Спустя несколько дней начинаю понемногу ходить. Но так как я все еще едва держусь на ногах и для работы снаружи не гожусь, мне приказано работать в комендатуре. Писарем. Там я должна составлять списки вновь прибывших. Смотрю на новеньких. В глазах их читаю страх. Однако не могу ни утешить, ни посоветовать, как им себя вести. В помещении полно эсэсовцев из караула, некоторые развалились на стульях, нарах или за письменными столами, смеются собственным глупым остротам. Невозможно представить, насколько бессодержательна и пошла их болтовня. Иногда мною овладевает такое уныние и чувство безысходности, что нервы не выдерживают. Сижу и реву. Именно в те минуты, когда эсэсовцы в своей идиотской шутливой манере говорят о заключенных. И тут же перемежая «остротами», решают человеческую судьбу. Просто от скуки. В большинстве случаев речь идет о женщинах, которые либо уже сидят в темной камере, либо должны быть туда брошены. Так, о какой-либо заключенной можно вдруг услышать: эта завтра отдаст концы.

Но чаще всего они говорят совсем о другом. О смертных приговорах. О приговорах, вынесенных матерям, чьи сыновья запрятаны в специальные заведения или у родственников-нацистов. Этим юношам нацепили форму гитлерюгенда — молодежной организации фашистской Германии, их воспитывают в духе безграничной преданности фюреру.

Завтра отдаст концы! Пошлые остроты. Смертные приговоры, не подлежащие обжалованию. «Моя честь — верность». Когда вечером рассказываю об этом Дорис, мы задыхаемся от ярости, хотя и понимаем, насколько это бессмысленно, и шепчем самые какие ни на есть отвратительные ругательства: свиньи проклятые… дерьмо собачье… Если молчать, можно задохнуться.

Эти дьяволы лишены всяких человеческих чувств.
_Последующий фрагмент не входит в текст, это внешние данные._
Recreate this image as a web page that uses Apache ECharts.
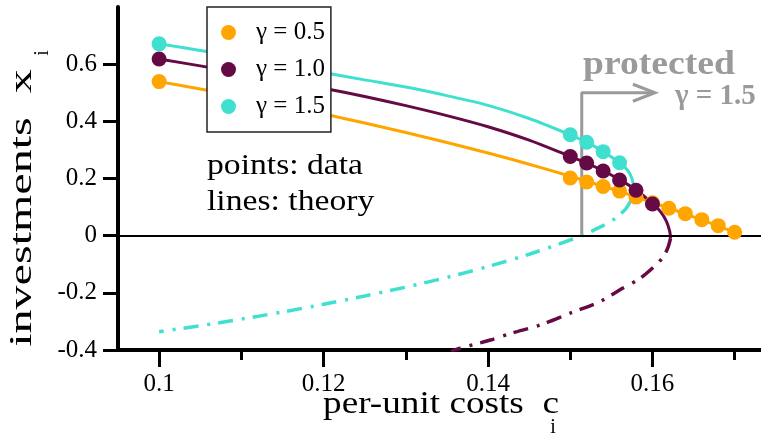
<!DOCTYPE html>
<html><head><meta charset="utf-8">
<script src="https://cdn.jsdelivr.net/npm/echarts@6/dist/echarts.min.js"></script>
<style>html,body{margin:0;padding:0;background:#fff}#c{width:761px;height:437px}</style>
</head><body><div id="c"></div>
<script>
// ---- tick labels / categories ----
const xTickMajor = [0.1, 0.12, 0.14, 0.16];
const xTickMinor = [0.11, 0.13, 0.15, 0.17];
const yTicks = [-0.4, -0.2, 0, 0.2, 0.4, 0.6];
const gammaNames = ['γ = 0.5', 'γ = 1.0', 'γ = 1.5'];

// ---- data points (simulation) ----
const points05 = [[0.100,0.539],[0.150,0.202],[0.152,0.188],[0.154,0.172],[0.156,0.156],[0.158,0.135],[0.160,0.115],[0.162,0.096],[0.164,0.077],[0.166,0.056],[0.168,0.035],[0.170,0.012]];
const points10 = [[0.100,0.618],[0.150,0.277],[0.152,0.254],[0.154,0.226],[0.156,0.195],[0.158,0.159],[0.160,0.111]];
const points15 = [[0.100,0.671],[0.150,0.353],[0.152,0.327],[0.154,0.294],[0.156,0.255]];

// ---- theory curves (stable, solid) ----
const theory05 = [[0.100,0.539],[0.105,0.513],[0.110,0.486],[0.115,0.457],[0.120,0.426],[0.125,0.394],[0.130,0.361],[0.135,0.326],[0.140,0.289],[0.145,0.250],[0.150,0.208],[0.155,0.164],[0.160,0.116],[0.165,0.066],[0.170,0.012]];
const theory10 = [[0.100,0.618],[0.105,0.594],[0.110,0.569],[0.115,0.543],[0.120,0.516],[0.125,0.487],[0.130,0.455],[0.135,0.420],[0.140,0.381],[0.145,0.334],[0.150,0.277],[0.152,0.254],[0.154,0.227],[0.156,0.196],[0.158,0.160],[0.160,0.113],[0.161,0.083],[0.1617,0.050],[0.1621,0.015],[0.1622,-0.009]];
const theory15 = [[0.100,0.671],[0.105,0.648],[0.110,0.624],[0.115,0.598],[0.120,0.571],[0.125,0.545],[0.130,0.520],[0.135,0.490],[0.140,0.456],[0.145,0.410],[0.150,0.353],[0.152,0.327],[0.154,0.294],[0.156,0.255],[0.157,0.228],[0.1575,0.200],[0.1577,0.170],[0.1576,0.148],[0.1573,0.119]];

// ---- theory curves (unstable, dash-dot) ----
const unstable10 = [[0.1622,-0.009],[0.1619,-0.040],[0.1614,-0.070],[0.1605,-0.100],[0.1585,-0.149],[0.1560,-0.190],[0.1536,-0.231],[0.1500,-0.271],[0.1463,-0.313],[0.1430,-0.340],[0.1403,-0.365],[0.1366,-0.394],[0.1355,-0.405]];
const unstable15 = [[0.1573,0.119],[0.1567,0.092],[0.1553,0.057],[0.1541,0.037],[0.1514,0.000],[0.145,-0.065],[0.140,-0.108],[0.135,-0.146],[0.130,-0.180],[0.125,-0.211],[0.120,-0.240],[0.115,-0.267],[0.110,-0.292],[0.105,-0.315],[0.100,-0.336]];

// ---- "protected" annotation ----
const protectX = 0.1514;
const arrowY = 0.5;
const arrowTipX = 0.1603;

const colors = ['#FFA500', '#660A45', '#40E0D0'];
const FONT = 'Liberation Serif';
const X_MIN = 0.095, X_MAX = 0.1732, Y_MIN = -0.4, Y_MAX = 0.8;
const chart = echarts.init(document.getElementById('c'), null, {renderer: 'canvas'});

const dashDot = [15, 8, 3, 9];
function solidLine(name, data, color) {
  return {name, type: 'line', data, showSymbol: false, smooth: 0.3, z: 3,
    lineStyle: {color, width: 3}, silent: true, clip: true};
}
function dashLine(name, data, color) {
  return {name, type: 'line', data, showSymbol: false, smooth: 0.3, z: 3,
    lineStyle: {color, width: 3.5, type: dashDot}, silent: true, clip: true};
}
function pts(name, data, color) {
  return {name, type: 'scatter', data, symbol: 'circle', symbolSize: 15, z: 5,
    itemStyle: {color, opacity: 1}};
}

chart.setOption({
  animation: false,
  backgroundColor: '#fff',
  grid: {left: 118, right: 0, top: 7, bottom: 87, containLabel: false},
  legend: {
    data: gammaNames, orient: 'vertical', left: 207, top: 7, icon: 'circle',
    itemWidth: 15, itemHeight: 15, itemGap: 12,
    padding: [13, 6, 13, 14],
    backgroundColor: '#fff', borderColor: '#222', borderWidth: 1.5, borderRadius: 0,
    textStyle: {fontSize: 25, fontFamily: FONT, color: '#000', padding: [0, 0, 0, 15]},
    selectedMode: false, z: 10
  },
  xAxis: [{
    type: 'value', min: X_MIN, max: X_MAX,
    axisLine: {show: true, onZero: false, lineStyle: {color: '#000', width: 4}},
    axisTick: {show: true, inside: false, customValues: xTickMajor, length: 17, lineStyle: {color: '#000', width: 3}},
    axisLabel: {show: true, customValues: xTickMajor, fontSize: 25, fontFamily: FONT, color: '#000', margin: 22,
      formatter: v => String(+v.toFixed(3))},
    splitLine: {show: false}
  }, {
    type: 'value', min: X_MIN, max: X_MAX, position: 'bottom',
    axisLine: {show: false, onZero: false},
    axisTick: {show: true, inside: false, customValues: xTickMinor, length: 10, lineStyle: {color: '#000', width: 3}},
    axisLabel: {show: false},
    splitLine: {show: false}
  }],
  yAxis: {
    type: 'value', min: Y_MIN, max: Y_MAX,
    axisLine: {show: true, onZero: false, lineStyle: {color: '#000', width: 4}},
    axisTick: {show: true, inside: false, customValues: yTicks, length: 15, lineStyle: {color: '#000', width: 3}},
    axisLabel: {show: true, customValues: yTicks, fontSize: 25, fontFamily: FONT, color: '#000', margin: 21,
      formatter: v => (Math.abs(v) < 1e-9 ? '0' : (+v).toFixed(1))},
    splitLine: {show: false}
  },
  series: [
    {name: 'zero', type: 'line', data: [], silent: true,
      markLine: {silent: true, symbol: 'none', label: {show: false},
        lineStyle: {color: '#000', width: 2, type: 'solid'}, data: [{yAxis: 0}]}, z: 4},
    {name: 'protected', type: 'line', data: [[protectX, 0], [protectX, arrowY], [arrowTipX - 0.0003, arrowY]],
      showSymbol: false, silent: true, z: 2, lineStyle: {color: '#9a9a9a', width: 3}},
    solidLine('t05', theory05, colors[0]),
    solidLine('t10', theory10, colors[1]),
    solidLine('t15', theory15, colors[2]),
    dashLine('u10', unstable10, colors[1]),
    dashLine('u15', unstable15, colors[2]),
    pts(gammaNames[0], points05, colors[0]),
    pts(gammaNames[1], points10, colors[1]),
    pts(gammaNames[2], points15, colors[2])
  ]
});

// annotations: arrowhead and texts
const toPx = p => chart.convertToPixel({xAxisIndex: 0, yAxisIndex: 0}, p);
const tip = toPx([arrowTipX, arrowY]);
chart.setOption({
  graphic: [
    {type: 'polyline', z: 20, shape: {points: [[tip[0] - 22, tip[1] - 8.5], [tip[0], tip[1]], [tip[0] - 22, tip[1] + 8.5]]},
      style: {stroke: '#9a9a9a', lineWidth: 3, fill: null}},
    {type: 'text', z: 20, x: 583, y: 65, scaleX: 1.14, style: {text: 'protected', font: 'bold 33px "Liberation Serif"', fill: '#9a9a9a', verticalAlign: 'middle'}},
    {type: 'text', z: 20, x: 675, y: 97, style: {text: 'γ = 1.5', font: 'bold 29px "Liberation Serif"', fill: '#9a9a9a', verticalAlign: 'middle'}},
    {type: 'text', z: 20, x: 207, y: 166, scaleX: 1.16, style: {text: 'points: data', font: '29px "Liberation Serif"', fill: '#000', verticalAlign: 'middle'}},
    {type: 'text', z: 20, x: 207, y: 202, scaleX: 1.16, style: {text: 'lines: theory', font: '29px "Liberation Serif"', fill: '#000', verticalAlign: 'middle'}},
    // axis titles
    {type: 'text', z: 20, x: 441, y: 405, scaleX: 1.2, style: {text: 'per-unit costs  c', font: '31px "Liberation Serif"', fill: '#000', align: 'center', verticalAlign: 'middle'}},
    {type: 'text', z: 20, x: 553, y: 428, style: {text: 'i', font: '20px "Liberation Serif"', fill: '#000', align: 'center', verticalAlign: 'middle'}},
    {type: 'text', z: 20, x: 23, y: 208, rotation: Math.PI / 2, scaleX: 1.55, style: {text: 'investments  x', font: '31px "Liberation Serif"', fill: '#000', align: 'center', verticalAlign: 'middle'}},
    {type: 'text', z: 20, x: 43, y: 53, rotation: Math.PI / 2, style: {text: 'i', font: '20px "Liberation Serif"', fill: '#000', align: 'center', verticalAlign: 'middle'}}
  ]
});
</script>
</body></html>
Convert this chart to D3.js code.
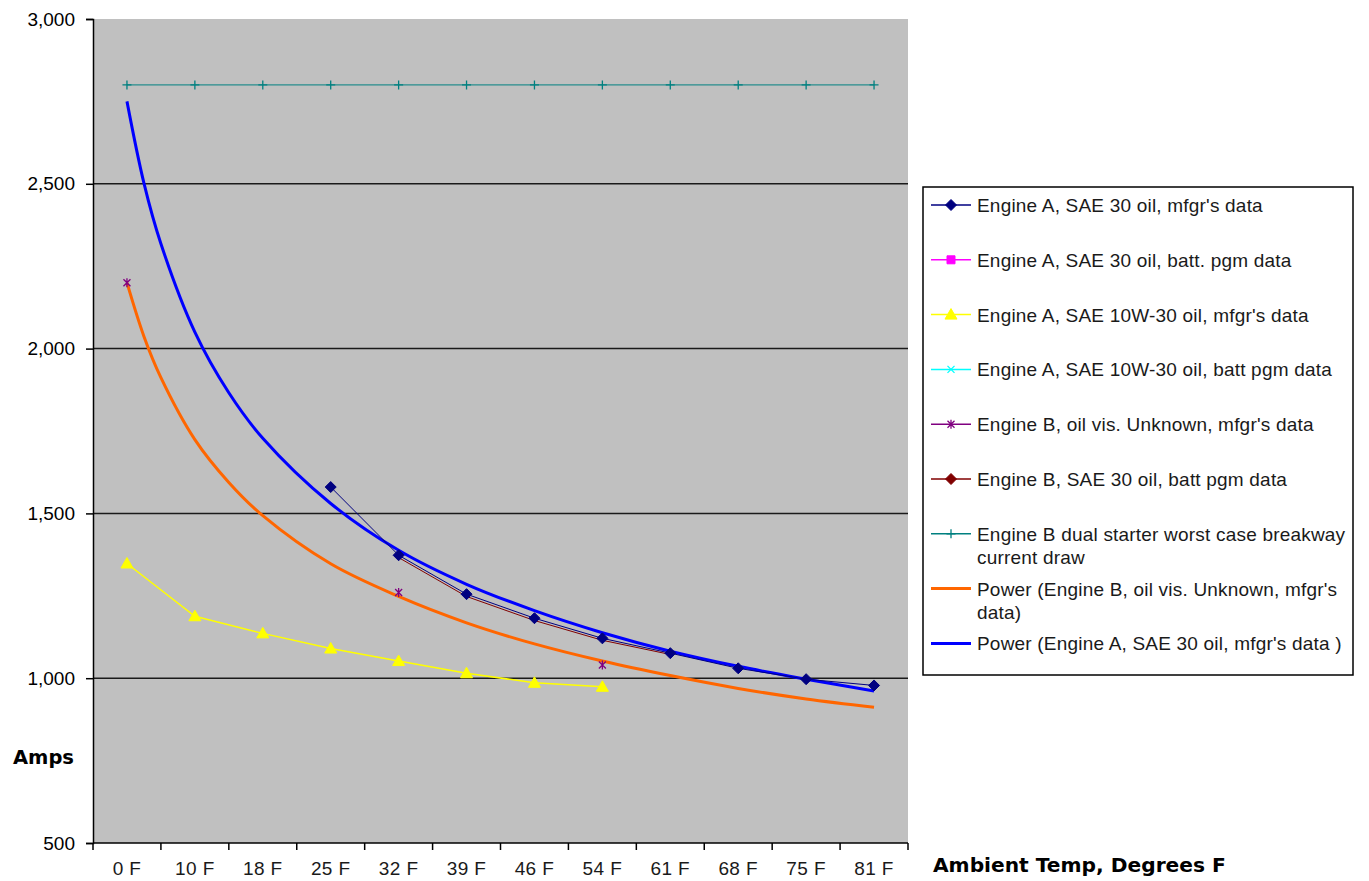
<!DOCTYPE html>
<html lang="en">
<head>
<meta charset="UTF-8">
<title>Starter current draw vs ambient temperature</title>
<script src="https://d3js.org/d3.v7.min.js"></script>
<style>
    body {
        margin: 0;
        background: #fff;
    }
    svg {
        display: block;
        font-family: "Liberation Sans", Arial, sans-serif;
    }
    .tick text {
        font-size: 19px;
        fill: #000;
    }
    .axis-title {
        font-family: "DejaVu Sans", Verdana, sans-serif;
        font-weight: bold;
        font-size: 19.5px;
    }
    .legend text {
        font-size: 19px;
        letter-spacing: 0.2px;
    }
</style>
</head>
<body>
<div id="container"></div>
<script>
// x categories (ambient temperature)
const categories = ["0 F", "10 F", "18 F", "25 F", "32 F", "39 F", "46 F", "54 F", "61 F", "68 F", "75 F", "81 F"];

// measured series, one value per category (null = no reading)
const engA30Mfgr   = [null, null, null, 1580, 1373, 1255, 1182, 1121, 1076, 1030, 997, 978];
const engA30Batt   = [null, null, null, null, null, null, null, null, null, null, null, null];
const engA10wMfgr  = [1348, 1188, 1136, 1090, 1052, 1015, 986, 974, null, null, null, null];
const engA10wBatt  = [null, null, null, null, null, null, null, null, null, null, null, null];
const engBUnkMfgr  = [2200, null, null, null, 1260, null, null, 1040, null, null, null, null];
const engB30Batt   = [null, null, null, null, 1366, 1248, 1175, 1115, 1072, null, null, null];
const engBWorst    = [2800, 2800, 2800, 2800, 2800, 2800, 2800, 2800, 2800, 2800, 2800, 2800];

// power trendlines at category steps (0 = "0 F", 11 = "81 F")
const trendSteps   = [0, 0.25, 0.5, 1, 1.5, 2, 3, 4, 5, 6, 7, 8, 9, 10, 11];
const trendEngB    = [2200, 2037, 1912, 1724, 1594, 1493, 1347, 1248, 1168, 1104, 1052, 1008, 969, 937, 912];
const trendEngA    = [2750, 2502, 2318, 2050, 1866, 1728, 1530, 1388, 1285, 1205, 1138, 1082, 1036, 997, 961];

const yTicks = [500, 1000, 1500, 2000, 2500, 3000];

const legendLabels = [
    ["Engine A, SAE 30 oil, mfgr's data"],
    ["Engine A, SAE 30 oil, batt. pgm data"],
    ["Engine A, SAE 10W-30 oil, mfgr's data"],
    ["Engine A, SAE 10W-30 oil, batt pgm data"],
    ["Engine B, oil vis. Unknown, mfgr's data"],
    ["Engine B, SAE 30 oil, batt pgm data"],
    ["Engine B dual starter worst case breakway", "current draw"],
    ["Power (Engine B, oil vis. Unknown, mfgr's", "data)"],
    ["Power (Engine A, SAE 30 oil, mfgr's data )"]
];

const width = 1369, height = 881;
const plot = {left: 93, top: 19, right: 908, bottom: 843};

const svg = d3.select('#container').append('svg')
    .attr('width', width)
    .attr('height', height);

const x = d3.scaleBand()
    .domain(categories)
    .range([plot.left, plot.right])
    .padding(0);

const y = d3.scaleLinear()
    .domain([500, 3000])
    .range([plot.bottom, plot.top]);

const xStep = d3.scaleLinear()
    .domain([0, categories.length - 1])
    .range([x(categories[0]) + x.bandwidth() / 2, x(categories[categories.length - 1]) + x.bandwidth() / 2]);

// marker shapes
function marker(type) {
    switch (type) {
        case 'diamond': return 'M0,-5.5L5.5,0L0,5.5L-5.5,0Z';
        case 'square': return 'M-4,-4H4V4H-4Z';
        case 'triangle': return 'M0,-6L6,4.5H-6Z';
        case 'x': return 'M-3.5,-3.5L3.5,3.5M-3.5,3.5L3.5,-3.5';
        case 'asterisk': return 'M-3.5,-3.5L3.5,3.5M-3.5,3.5L3.5,-3.5M0,-4.5V4.5';
        case 'plus': return 'M0,-4.5V4.5M-4.5,0H4.5';
    }
    return '';
}

const series = [
    {values: engA30Mfgr,  color: '#000080', marker: 'diamond',  filled: true},
    {values: engA30Batt,  color: '#FF00FF', marker: 'square',   filled: true},
    {values: engA10wMfgr, color: '#FFFF00', marker: 'triangle', filled: true, width: 1.5},
    {values: engA10wBatt, color: '#00FFFF', marker: 'x',        filled: false},
    {values: engBUnkMfgr, color: '#800080', marker: 'asterisk', filled: false},
    {values: engB30Batt,  color: '#800000', marker: 'diamond',  filled: true, hideMarks: true},
    {values: engBWorst,   color: '#008080', marker: 'plus',     filled: false}
];

const trends = [
    {values: trendEngB, color: '#FF6600'},
    {values: trendEngA, color: '#0000FF'}
];

// plot background
svg.append('rect')
    .attr('x', plot.left)
    .attr('y', plot.top)
    .attr('width', plot.right - plot.left)
    .attr('height', plot.bottom - plot.top)
    .attr('fill', '#C0C0C0');

// gridlines
svg.append('g')
    .selectAll('line')
    .data(yTicks.filter(t => t > 500 && t < 3000))
    .enter()
    .append('line')
    .attr('x1', plot.left)
    .attr('x2', plot.right)
    .attr('y1', d => y(d))
    .attr('y2', d => y(d))
    .attr('stroke', '#1a1a1a')
    .attr('stroke-width', 1.5);

// y axis
const yAxis = svg.append('g')
    .attr('transform', `translate(${plot.left},0)`)
    .call(d3.axisLeft(y).tickValues(yTicks).tickFormat(d3.format(',')).tickSize(7).tickPadding(11));
yAxis.select('.domain').attr('stroke', '#000').attr('stroke-width', 1.5);
yAxis.selectAll('.tick line').attr('stroke', '#000').attr('stroke-width', 1.5);
yAxis.selectAll('.tick text').attr('fill', '#1a1a1a');

// x axis: ticks sit between categories
const xAxis = svg.append('g')
    .attr('transform', `translate(0,${plot.bottom})`);
xAxis.append('line')
    .attr('x1', plot.left)
    .attr('x2', plot.right)
    .attr('stroke', '#000')
    .attr('stroke-width', 1.5);
xAxis.selectAll('.xtick')
    .data(categories.concat(['end']))
    .enter()
    .append('line')
    .attr('class', 'xtick')
    .attr('x1', (d, i) => i < categories.length ? x(d) : plot.right)
    .attr('x2', (d, i) => i < categories.length ? x(d) : plot.right)
    .attr('y1', 0)
    .attr('y2', 7)
    .attr('stroke', '#000')
    .attr('stroke-width', 1.5);
xAxis.selectAll('.xlabel')
    .data(categories)
    .enter()
    .append('text')
    .attr('class', 'xlabel')
    .attr('x', d => x(d) + x.bandwidth() / 2)
    .attr('y', 32)
    .attr('text-anchor', 'middle')
    .attr('font-size', 19)
    .attr('letter-spacing', 0.4)
    .attr('fill', '#1a1a1a')
    .text(d => d);

// axis titles
svg.append('text')
    .attr('class', 'axis-title')
    .attr('x', 13)
    .attr('y', 764)
    .text('Amps');

svg.append('text')
    .attr('class', 'axis-title')
    .attr('x', 933)
    .attr('y', 872)
    .style('font-size', '20.2px')
    .text('Ambient Temp, Degrees F');

// trendlines
const trendLine = d3.line()
    .x((d, i) => xStep(trendSteps[i]))
    .y(d => y(d))
    .curve(d3.curveCatmullRom);

svg.append('g')
    .selectAll('path')
    .data(trends)
    .enter()
    .append('path')
    .attr('d', d => trendLine(d.values))
    .attr('fill', 'none')
    .attr('stroke', d => d.color)
    .attr('stroke-width', 3);

// data series, drawn back to front so Engine A mfgr's data is on top
const dataLine = d3.line()
    .defined(d => d != null)
    .x((d, i) => x(categories[i]) + x.bandwidth() / 2)
    .y(d => y(d));

const seriesG = svg.append('g')
    .selectAll('g')
    .data(series.slice().reverse())
    .enter()
    .append('g');

seriesG.append('path')
    .attr('d', d => dataLine(d.values))
    .attr('fill', 'none')
    .attr('stroke', d => d.color)
    .attr('stroke-width', d => d.width || 1);

seriesG.each(function(s) {
    if (s.hideMarks) return; // its markers sit under Engine A's diamonds
    d3.select(this).selectAll('.pt')
        .data(s.values.map((v, i) => ({v, i})).filter(p => p.v != null))
        .enter()
        .append('path')
        .attr('class', 'pt')
        .attr('transform', p => `translate(${x(categories[p.i]) + x.bandwidth() / 2},${y(p.v)})`)
        .attr('d', marker(s.marker))
        .attr('fill', s.filled ? s.color : 'none')
        .attr('stroke', s.color)
        .attr('stroke-width', s.filled ? 1 : 1.3);
});

// legend
const legend = svg.append('g').attr('class', 'legend');
legend.append('rect')
    .attr('x', 923)
    .attr('y', 187)
    .attr('width', 430)
    .attr('height', 488)
    .attr('fill', '#fff')
    .attr('stroke', '#000')
    .attr('stroke-width', 1.5);

const legendItems = series.map(s => ({color: s.color, marker: s.marker, filled: s.filled, w: 1.5}))
    .concat(trends.map(t => ({color: t.color, marker: null, w: 3})));

const rows = legend.selectAll('.row')
    .data(legendItems)
    .enter()
    .append('g')
    .attr('class', 'row')
    .attr('transform', (d, i) => `translate(0,${205 + i * 54.8})`);

rows.append('line')
    .attr('x1', 931)
    .attr('x2', 971)
    .attr('stroke', d => d.color)
    .attr('stroke-width', d => d.w);

rows.filter(d => d.marker)
    .append('path')
    .attr('transform', 'translate(951,0)')
    .attr('d', d => marker(d.marker))
    .attr('fill', d => d.filled ? d.color : 'none')
    .attr('stroke', d => d.color)
    .attr('stroke-width', d => d.filled ? 1 : 1.3);

rows.append('text')
    .attr('x', 977)
    .attr('y', 7)
    .attr('fill', '#1a1a1a')
    .selectAll('tspan')
    .data((d, i) => legendLabels[i])
    .enter()
    .append('tspan')
    .attr('x', 977)
    .attr('dy', (d, j) => j === 0 ? 0 : 23.5)
    .text(d => d);
</script>
</body>
</html>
Допустим, но неужели, спрашиваем мы себя, в них не осталось ни капли совести? Разве нет в человеке врожденного и достаточно сильного чувства страха перед возмездием за совершенные им преступления? В человеке — да. Но это не люди. Горе тому, кто покажет здесь, что у него есть нечто, хотя бы отдаленно похожее на совесть. Комендант лагеря собственными руками прикончит его. Каждого, включая серых волчиц.

Вместе с тем здесь имеется своего рода попечительница. Правда, «печется» она не о нас, а о книгах. Она ведает библиотекой. У нее нет собаки. Нет, разумеется, и сердца. В стенах библиотеки влачит она тупое, бесполезное существование. Ей доставляет, по-видимому, удовольствие атмосфера смерти и гибели, горя и страданий. Меня временно выделили ей в помощь для заполнения библиотечных формуляров. Никогда в жизни не встречала я более брюзгливого, тусклого, буквально покрытого плесенью чинушу. Педантично подчеркивая разделяющую нас дистанцию, она постоянно избегает прямого обращения ко мне. Среди тех, кто работает здесь, заключенная я одна. «Надо заполнить вот этот формуляр…» — говорит она с кислой миной, не удостаивая меня взглядом. Я говорю «да», «слушаюсь».